### TASK TO CARRY OUT
Within the records below, find each line that holds the string "image", then copy it.

(Source code of charts)
::::::::::

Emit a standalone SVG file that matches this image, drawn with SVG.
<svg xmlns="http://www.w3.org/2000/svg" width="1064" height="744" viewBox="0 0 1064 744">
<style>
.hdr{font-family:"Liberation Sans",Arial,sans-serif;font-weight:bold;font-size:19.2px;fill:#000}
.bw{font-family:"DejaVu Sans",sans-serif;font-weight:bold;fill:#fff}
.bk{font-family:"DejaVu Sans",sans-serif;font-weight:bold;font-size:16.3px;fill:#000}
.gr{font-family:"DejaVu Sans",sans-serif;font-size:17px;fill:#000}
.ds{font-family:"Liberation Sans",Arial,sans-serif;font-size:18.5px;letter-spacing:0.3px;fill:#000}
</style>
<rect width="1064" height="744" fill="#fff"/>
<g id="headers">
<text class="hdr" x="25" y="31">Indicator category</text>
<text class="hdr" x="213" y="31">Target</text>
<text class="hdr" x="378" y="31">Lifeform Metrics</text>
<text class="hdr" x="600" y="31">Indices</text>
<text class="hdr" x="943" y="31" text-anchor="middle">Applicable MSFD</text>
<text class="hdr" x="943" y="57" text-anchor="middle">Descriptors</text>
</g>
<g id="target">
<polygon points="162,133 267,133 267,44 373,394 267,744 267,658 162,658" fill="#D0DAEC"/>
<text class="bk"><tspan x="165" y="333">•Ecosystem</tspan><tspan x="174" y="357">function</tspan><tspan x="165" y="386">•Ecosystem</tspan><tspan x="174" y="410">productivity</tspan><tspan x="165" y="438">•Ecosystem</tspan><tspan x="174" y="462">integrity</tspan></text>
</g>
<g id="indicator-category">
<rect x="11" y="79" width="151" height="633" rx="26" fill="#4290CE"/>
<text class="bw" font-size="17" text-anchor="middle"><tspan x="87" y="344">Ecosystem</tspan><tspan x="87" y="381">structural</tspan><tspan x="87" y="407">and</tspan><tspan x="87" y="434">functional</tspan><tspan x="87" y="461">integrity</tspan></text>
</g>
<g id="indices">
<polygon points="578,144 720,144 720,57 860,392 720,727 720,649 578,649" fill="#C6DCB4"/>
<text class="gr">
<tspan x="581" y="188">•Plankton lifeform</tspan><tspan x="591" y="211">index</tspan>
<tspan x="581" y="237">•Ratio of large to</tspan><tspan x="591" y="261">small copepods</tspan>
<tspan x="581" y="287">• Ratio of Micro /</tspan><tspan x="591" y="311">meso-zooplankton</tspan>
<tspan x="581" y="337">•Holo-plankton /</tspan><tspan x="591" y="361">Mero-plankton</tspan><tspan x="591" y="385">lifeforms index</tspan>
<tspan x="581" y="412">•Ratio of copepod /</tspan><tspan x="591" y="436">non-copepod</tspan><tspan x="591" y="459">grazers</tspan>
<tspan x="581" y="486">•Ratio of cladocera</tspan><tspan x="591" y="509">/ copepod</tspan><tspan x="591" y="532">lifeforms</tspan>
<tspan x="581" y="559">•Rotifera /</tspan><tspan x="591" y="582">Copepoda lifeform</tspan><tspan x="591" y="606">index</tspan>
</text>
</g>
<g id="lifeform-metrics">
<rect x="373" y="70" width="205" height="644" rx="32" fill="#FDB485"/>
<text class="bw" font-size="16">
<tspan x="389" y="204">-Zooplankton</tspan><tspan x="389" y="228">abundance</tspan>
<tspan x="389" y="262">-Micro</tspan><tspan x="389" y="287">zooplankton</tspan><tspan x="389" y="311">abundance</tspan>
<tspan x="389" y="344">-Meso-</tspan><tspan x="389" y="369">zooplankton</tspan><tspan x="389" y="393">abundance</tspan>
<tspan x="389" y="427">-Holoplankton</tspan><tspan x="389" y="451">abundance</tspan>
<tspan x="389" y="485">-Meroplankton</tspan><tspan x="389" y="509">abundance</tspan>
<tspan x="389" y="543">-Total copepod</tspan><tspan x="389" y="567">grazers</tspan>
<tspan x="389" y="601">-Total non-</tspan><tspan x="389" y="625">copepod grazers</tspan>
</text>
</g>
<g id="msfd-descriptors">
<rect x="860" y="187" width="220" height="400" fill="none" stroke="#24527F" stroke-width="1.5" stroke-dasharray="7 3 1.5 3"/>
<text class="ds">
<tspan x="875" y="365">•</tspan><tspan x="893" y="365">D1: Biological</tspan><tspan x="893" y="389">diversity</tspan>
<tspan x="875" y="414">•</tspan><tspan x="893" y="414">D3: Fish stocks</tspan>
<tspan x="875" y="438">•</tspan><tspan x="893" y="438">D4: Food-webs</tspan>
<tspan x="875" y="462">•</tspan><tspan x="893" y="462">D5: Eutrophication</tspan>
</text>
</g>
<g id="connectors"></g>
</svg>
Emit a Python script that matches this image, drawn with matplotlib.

::::::::::

### REPLY TO THE TASK
Emit a standalone SVG file that matches this image, drawn with SVG.
Emit a Python script that matches this image, drawn with matplotlib.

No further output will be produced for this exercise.